Ordered that the judgment is affirmed.
“Where a peremptory challenge is based upon a prospective juror’s employment, the concerns regarding the employment must be related to the factual circumstances of the case, and the qualifications of the juror to serve on that case” (People v Campos, 290 AD2d 456, 457 [2002] [internal quotation marks omitted]; People v Smith, 266 AD2d 570, 571 [1999]; see People *695v Richie, 217 AD2d 84 [1995]). Here, the defendant failed to relate the employment status of the juror whom he wished to challenge to the facts of the case, and no such relationship is apparent on the record.

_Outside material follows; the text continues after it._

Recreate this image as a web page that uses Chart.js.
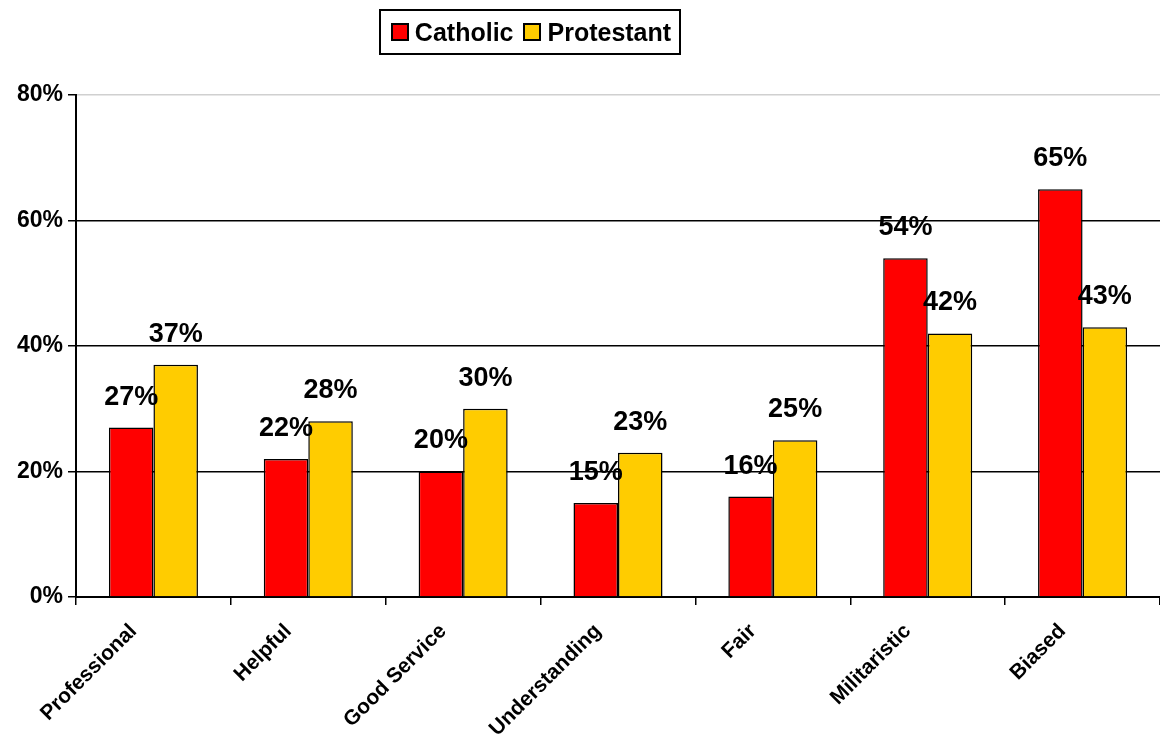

Thus, the Supreme Court properly denied the defendant’s peremptory challenge to this juror, as his explanation for the challenge was a pretext for gender discrimination (see People v Payne, 88 NY2d 172 [1996]).
The defendants’s constitutional challenge to his adjudication as a mandatory persistent violent felony offender is unpreserved for appellate review and, in any event, is without merit (see People v Rosen, 96 NY2d 329, 335 [2001], cert denied 534 US 899 [2001]; People v Norris, 5 AD3d 796 [2004], lv denied 3 NY3d 645 [2004]; People v Hyatt, 2 AD3d 749 [2003]; People v Bryant, 2 AD3d 741 [2003]).
The sentence imposed was not excessive (see People v Suitte, 90 AD2d 80 [1982]). Santucci, J.P., Adams, Cozier and Rivera, JJ., concur.